An oyster wheel recycling bin is seen after a news conference at the Bourbon House restaurant in New Orleans, Tuesday, June 24, 2014. Oyster harvests in south Louisiana are still in recovery since the 2010 BP oil spill. For the second year in a row, restaurants and seafood industry officials are working together to recycle oyster shells to help rebuild oyster beds impacted by the spill. The program, organized by the Coalition to Restore Coastal Louisiana, is aimed at helping New Orleans area restaurants recycle oyster shells. The shells will be returned to coastal waters to help revitalize public oyster seed areas and as material in coastal restoration projects. (AP Photo/Gerald Herbert)
NEW ORLEANS (AP) — For the first time in its 100-year-plus history, one of New Orleans’ biggest oyster dealers has resorted to importing oysters to subsidize demand for the shellfish delicacy, which in recent years, dealers say, has become hard to harvest in the northern Gulf of Mexico.
Al Sunseri, co-owner of P&J Oyster Company in the French Quarter and a member of the Louisiana Oyster Task Force, said Tuesday that his company has shucked and sold fresh Louisiana oysters for more than 130 years. In his 35 years with the company, he said he’s never seen anything like today’s market.
“We’re shucking a tenth of the oysters that we used to shuck,” Sunseri said. “It’s not even in the ballpark, and there are months that go by where we don’t have any product to shuck.”
He was in his office, a few blocks from where restaurant owners and seafood industry leaders held a news conference promoting an expanding program to recycle oyster shells in an effort to rebuild oyster seeding areas and help fight coastal erosion.
Sunseri said his company handled up to 25,000 oysters a day before the BP oil spill in 2010 and now only shucks a few thousand a day — some days not any. He rarely has enough product for what was once a thriving retail, shipping and grocery business, he said.
Sunseri said he’s providing what Louisiana oysters he can to the area oyster bars and restaurants that serve them raw, baked and charbroiled in the shell. But he’s had to start importing from Texas, Mississippi and even overseas to meet demand for such dishes as fried oyster po-boys and rich oyster soups, he said.
“I’m gasping, myself, that we’re having to go to that length to have to try to keep our business afloat,” Sunseri said. “It shouldn’t happen.

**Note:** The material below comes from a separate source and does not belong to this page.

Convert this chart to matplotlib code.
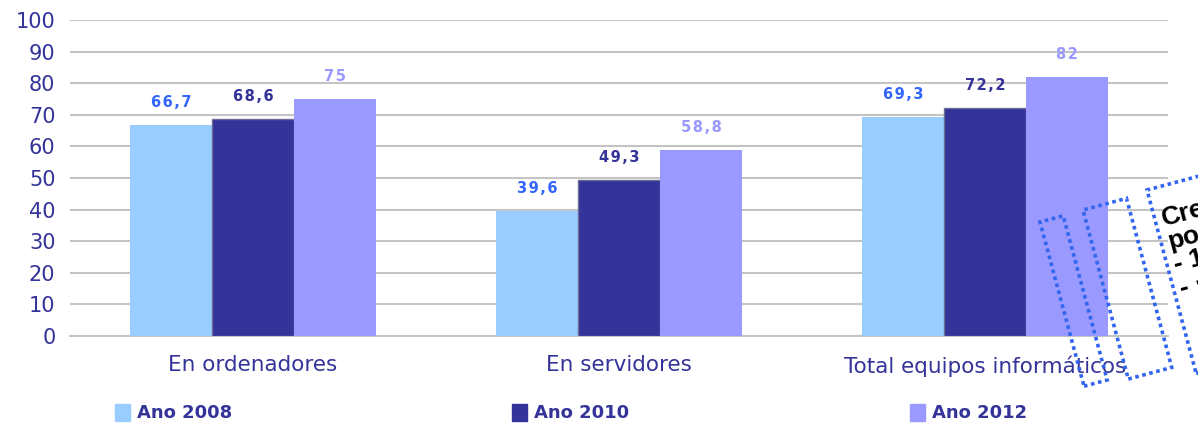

It should have never happened.”
Sunseri said he blames the depleted harvest on the BP oil spill, but some dealers said they were seeing the harvest suffer years before that.
State officials said they don’t have current figures on the size of recent harvests. The National Marine Fisheries Service last released comprehensive figures for the Gulf in September 2012. Those showed 17.1 million pounds of Gulf oysters harvested in 2011, up from 15.8 million in 2010, the year of the spill, but below the 22.8 million of 2009. More than 60 percent of the Gulf oysters came from Louisiana waters.
“Hurricane Katrina was the turning point in my eyes,” said Steven Voisin, owner of Motivatit, an oyster processing company based in Houma, Louisiana.
He said his company’s oyster production is down at least 25 percent and more in areas closer to New Orleans, where he says fresh-water diversion projects, a string of hurricanes and the oil spill have cumulatively made oyster harvesting difficult.
The recycling program was organized by the Coalition to Restore Coastal Louisiana. The coalition on Tuesday announced that Shell Oil Co. has provided $1 million for the program.